» Request:
Transcribe the records below from the first line to the line that includes "1-293/340, (353-79)/365, (293-20)/340])", inclusive, and omit the pictures.

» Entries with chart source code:
-- Start --
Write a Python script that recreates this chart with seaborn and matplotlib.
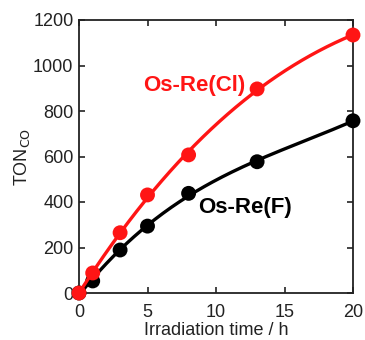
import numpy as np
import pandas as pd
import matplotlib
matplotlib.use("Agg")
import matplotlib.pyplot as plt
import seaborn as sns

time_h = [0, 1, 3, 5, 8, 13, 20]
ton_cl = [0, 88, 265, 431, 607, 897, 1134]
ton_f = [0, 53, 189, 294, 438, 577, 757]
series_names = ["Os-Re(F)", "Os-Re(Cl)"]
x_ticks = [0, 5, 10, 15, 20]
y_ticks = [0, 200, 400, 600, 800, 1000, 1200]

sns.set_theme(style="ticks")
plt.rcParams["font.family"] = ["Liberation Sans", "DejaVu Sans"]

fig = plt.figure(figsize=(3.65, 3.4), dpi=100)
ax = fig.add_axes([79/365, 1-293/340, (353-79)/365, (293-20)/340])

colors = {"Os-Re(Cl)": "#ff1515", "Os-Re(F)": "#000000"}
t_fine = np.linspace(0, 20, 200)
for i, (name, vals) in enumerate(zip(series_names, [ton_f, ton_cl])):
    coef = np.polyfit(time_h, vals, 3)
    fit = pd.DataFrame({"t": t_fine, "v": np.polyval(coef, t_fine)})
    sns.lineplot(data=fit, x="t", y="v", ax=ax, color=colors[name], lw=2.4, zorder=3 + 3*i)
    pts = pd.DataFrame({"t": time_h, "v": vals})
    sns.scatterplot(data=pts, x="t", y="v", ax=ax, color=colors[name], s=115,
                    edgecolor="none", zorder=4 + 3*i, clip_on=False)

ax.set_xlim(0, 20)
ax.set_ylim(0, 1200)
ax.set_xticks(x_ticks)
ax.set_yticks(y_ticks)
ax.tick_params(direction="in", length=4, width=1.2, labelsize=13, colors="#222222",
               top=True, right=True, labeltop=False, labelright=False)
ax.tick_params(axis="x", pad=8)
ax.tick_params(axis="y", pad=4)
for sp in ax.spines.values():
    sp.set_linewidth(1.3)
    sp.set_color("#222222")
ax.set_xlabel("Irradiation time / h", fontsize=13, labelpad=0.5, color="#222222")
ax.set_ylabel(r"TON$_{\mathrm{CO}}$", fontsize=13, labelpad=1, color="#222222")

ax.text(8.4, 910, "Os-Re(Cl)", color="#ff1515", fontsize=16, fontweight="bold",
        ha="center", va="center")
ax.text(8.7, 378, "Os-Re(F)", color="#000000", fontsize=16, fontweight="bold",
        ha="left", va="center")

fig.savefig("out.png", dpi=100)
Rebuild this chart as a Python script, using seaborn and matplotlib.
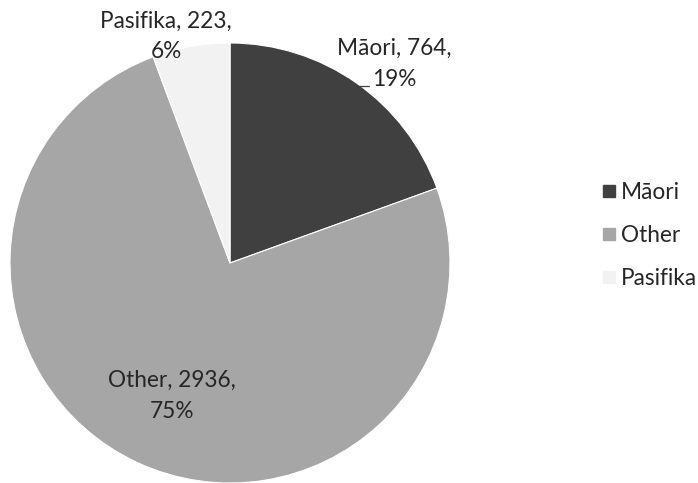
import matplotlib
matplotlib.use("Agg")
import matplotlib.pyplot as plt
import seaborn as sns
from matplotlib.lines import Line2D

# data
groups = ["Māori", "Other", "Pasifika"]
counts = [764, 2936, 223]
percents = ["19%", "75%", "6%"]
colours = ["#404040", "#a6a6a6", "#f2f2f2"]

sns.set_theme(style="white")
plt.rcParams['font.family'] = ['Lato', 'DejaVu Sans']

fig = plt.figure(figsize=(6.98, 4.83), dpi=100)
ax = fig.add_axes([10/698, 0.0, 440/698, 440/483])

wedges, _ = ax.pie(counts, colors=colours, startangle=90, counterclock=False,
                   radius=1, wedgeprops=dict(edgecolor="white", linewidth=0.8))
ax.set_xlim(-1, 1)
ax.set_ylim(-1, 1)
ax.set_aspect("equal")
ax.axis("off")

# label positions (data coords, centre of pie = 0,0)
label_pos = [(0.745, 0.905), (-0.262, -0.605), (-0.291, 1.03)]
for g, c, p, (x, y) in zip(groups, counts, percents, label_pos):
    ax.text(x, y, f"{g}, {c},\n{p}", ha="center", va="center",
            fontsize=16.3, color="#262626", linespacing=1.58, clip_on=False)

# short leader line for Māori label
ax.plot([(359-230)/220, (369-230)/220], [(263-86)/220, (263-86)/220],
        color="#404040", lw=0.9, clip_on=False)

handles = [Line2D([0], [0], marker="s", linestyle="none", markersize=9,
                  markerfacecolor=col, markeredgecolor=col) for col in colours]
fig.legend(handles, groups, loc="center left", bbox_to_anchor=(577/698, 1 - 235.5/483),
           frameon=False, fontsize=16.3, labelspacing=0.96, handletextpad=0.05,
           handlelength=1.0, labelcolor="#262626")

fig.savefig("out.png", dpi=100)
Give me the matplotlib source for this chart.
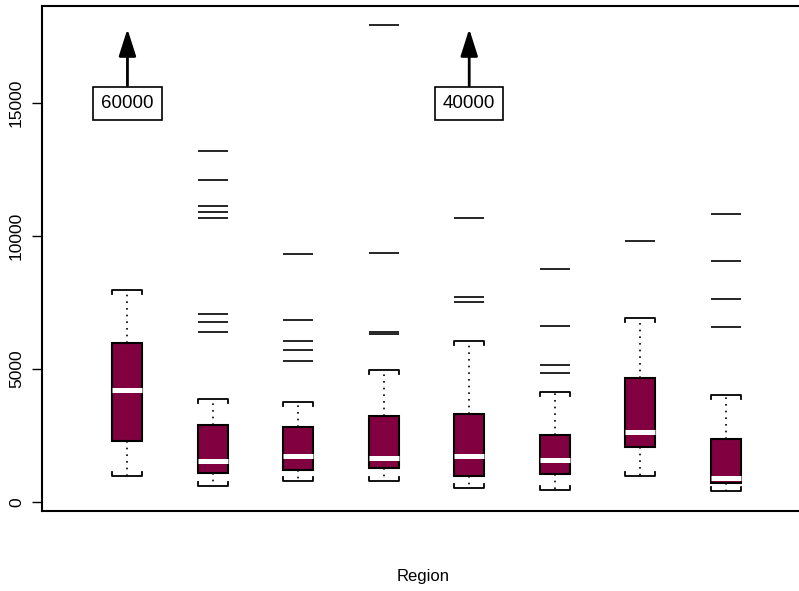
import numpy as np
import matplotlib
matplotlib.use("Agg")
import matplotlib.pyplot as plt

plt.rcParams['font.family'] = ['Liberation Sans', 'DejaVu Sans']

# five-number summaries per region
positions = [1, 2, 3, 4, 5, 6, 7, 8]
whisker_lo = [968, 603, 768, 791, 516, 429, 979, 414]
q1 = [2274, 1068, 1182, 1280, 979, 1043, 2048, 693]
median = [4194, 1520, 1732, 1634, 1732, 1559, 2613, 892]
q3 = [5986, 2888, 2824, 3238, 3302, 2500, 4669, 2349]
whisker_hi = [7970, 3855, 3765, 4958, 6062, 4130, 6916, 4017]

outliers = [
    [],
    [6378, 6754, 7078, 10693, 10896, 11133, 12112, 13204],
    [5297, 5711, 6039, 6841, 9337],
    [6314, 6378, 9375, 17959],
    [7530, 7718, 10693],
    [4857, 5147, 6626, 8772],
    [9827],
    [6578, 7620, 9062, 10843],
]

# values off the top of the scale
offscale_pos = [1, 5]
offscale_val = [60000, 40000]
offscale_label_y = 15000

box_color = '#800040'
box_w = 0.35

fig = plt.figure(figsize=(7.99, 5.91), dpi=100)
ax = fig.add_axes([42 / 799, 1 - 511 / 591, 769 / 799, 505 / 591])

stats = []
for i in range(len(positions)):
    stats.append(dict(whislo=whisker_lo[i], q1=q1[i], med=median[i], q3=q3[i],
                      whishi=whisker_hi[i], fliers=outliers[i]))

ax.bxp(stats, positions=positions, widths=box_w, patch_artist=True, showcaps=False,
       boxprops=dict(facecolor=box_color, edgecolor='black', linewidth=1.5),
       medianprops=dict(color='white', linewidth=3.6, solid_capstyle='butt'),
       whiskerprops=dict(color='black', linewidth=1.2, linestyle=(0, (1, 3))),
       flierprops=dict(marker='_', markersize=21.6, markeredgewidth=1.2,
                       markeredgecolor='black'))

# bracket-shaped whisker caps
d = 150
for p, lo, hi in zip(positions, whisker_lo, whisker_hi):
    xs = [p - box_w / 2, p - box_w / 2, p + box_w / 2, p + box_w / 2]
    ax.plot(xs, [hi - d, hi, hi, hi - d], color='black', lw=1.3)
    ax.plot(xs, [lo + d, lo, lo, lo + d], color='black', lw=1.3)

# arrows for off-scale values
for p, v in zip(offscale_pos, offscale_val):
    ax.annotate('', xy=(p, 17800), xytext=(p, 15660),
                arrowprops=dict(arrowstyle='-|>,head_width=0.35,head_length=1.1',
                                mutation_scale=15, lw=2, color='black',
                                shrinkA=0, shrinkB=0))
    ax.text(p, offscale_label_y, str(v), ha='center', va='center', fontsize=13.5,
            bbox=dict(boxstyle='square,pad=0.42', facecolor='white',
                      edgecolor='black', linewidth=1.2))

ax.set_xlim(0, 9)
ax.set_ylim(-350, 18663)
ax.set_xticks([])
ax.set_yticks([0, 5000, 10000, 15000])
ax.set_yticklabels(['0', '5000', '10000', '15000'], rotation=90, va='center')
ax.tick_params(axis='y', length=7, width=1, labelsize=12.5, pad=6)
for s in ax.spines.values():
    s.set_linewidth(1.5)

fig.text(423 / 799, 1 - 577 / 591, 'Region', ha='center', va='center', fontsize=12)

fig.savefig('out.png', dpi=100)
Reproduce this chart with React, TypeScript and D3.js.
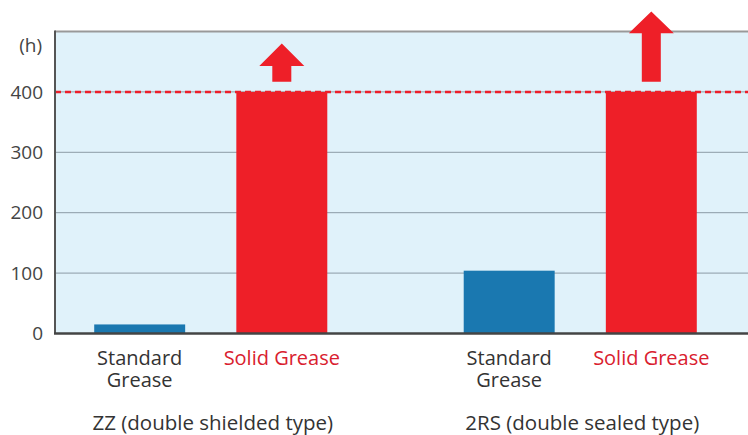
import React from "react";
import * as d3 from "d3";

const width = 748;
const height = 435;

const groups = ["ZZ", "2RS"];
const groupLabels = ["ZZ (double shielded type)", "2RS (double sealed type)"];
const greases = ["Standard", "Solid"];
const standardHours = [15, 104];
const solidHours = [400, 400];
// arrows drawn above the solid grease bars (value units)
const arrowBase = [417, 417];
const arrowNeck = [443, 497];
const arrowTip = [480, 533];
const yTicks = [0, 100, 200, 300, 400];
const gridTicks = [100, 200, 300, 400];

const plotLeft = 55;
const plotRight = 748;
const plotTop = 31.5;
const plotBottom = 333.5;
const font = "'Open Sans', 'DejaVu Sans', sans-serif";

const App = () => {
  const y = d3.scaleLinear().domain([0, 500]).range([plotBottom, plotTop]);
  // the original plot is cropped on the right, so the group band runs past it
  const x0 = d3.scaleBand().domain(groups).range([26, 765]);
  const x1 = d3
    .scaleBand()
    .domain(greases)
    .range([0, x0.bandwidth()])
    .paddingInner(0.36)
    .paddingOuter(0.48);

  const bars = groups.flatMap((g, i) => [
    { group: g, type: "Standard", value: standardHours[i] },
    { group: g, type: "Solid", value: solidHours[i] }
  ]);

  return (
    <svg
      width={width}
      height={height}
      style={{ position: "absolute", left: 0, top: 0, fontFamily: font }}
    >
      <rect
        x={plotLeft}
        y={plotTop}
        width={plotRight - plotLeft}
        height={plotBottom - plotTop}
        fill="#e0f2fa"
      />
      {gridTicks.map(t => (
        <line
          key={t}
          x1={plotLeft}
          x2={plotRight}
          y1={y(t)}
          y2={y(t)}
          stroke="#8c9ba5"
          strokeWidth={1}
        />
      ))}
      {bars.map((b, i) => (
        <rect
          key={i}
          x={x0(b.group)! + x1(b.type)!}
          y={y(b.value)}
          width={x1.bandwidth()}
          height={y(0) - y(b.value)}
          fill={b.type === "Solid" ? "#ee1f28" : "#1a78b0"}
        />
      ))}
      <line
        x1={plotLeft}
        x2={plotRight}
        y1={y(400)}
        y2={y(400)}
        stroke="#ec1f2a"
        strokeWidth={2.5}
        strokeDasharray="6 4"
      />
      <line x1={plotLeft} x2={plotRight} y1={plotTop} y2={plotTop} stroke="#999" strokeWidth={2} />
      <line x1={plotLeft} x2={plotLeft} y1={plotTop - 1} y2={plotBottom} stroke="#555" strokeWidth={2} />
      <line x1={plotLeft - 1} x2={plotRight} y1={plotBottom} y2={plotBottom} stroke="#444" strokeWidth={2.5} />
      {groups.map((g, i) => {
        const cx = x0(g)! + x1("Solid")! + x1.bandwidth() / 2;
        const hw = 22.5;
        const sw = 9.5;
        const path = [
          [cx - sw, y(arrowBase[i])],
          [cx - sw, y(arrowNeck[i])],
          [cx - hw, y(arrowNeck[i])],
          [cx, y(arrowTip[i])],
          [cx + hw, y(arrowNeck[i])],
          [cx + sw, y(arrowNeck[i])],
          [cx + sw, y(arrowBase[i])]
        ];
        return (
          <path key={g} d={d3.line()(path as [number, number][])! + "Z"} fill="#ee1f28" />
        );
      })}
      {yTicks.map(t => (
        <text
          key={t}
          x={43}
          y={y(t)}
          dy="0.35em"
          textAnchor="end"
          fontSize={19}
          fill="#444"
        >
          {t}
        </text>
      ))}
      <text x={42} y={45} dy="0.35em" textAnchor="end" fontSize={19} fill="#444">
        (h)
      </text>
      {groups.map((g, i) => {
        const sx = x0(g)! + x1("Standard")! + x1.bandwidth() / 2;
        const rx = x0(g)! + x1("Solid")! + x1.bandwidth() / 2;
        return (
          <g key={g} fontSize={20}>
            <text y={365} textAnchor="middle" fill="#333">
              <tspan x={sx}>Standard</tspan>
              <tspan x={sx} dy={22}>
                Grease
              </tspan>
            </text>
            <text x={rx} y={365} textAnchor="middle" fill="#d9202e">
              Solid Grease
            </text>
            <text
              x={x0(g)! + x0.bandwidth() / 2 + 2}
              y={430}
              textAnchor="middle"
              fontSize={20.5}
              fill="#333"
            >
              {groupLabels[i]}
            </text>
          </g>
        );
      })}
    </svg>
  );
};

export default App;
-- End --
» Response to this exercise:
Write a Python script that recreates this chart with seaborn and matplotlib.
import numpy as np
import pandas as pd
import matplotlib
matplotlib.use("Agg")
import matplotlib.pyplot as plt
import seaborn as sns

time_h = [0, 1, 3, 5, 8, 13, 20]
ton_cl = [0, 88, 265, 431, 607, 897, 1134]
ton_f = [0, 53, 189, 294, 438, 577, 757]
series_names = ["Os-Re(F)", "Os-Re(Cl)"]
x_ticks = [0, 5, 10, 15, 20]
y_ticks = [0, 200, 400, 600, 800, 1000, 1200]

sns.set_theme(style="ticks")
plt.rcParams["font.family"] = ["Liberation Sans", "DejaVu Sans"]

fig = plt.figure(figsize=(3.65, 3.4), dpi=100)
ax = fig.add_axes([79/365, 1-293/340, (353-79)/365, (293-20)/340])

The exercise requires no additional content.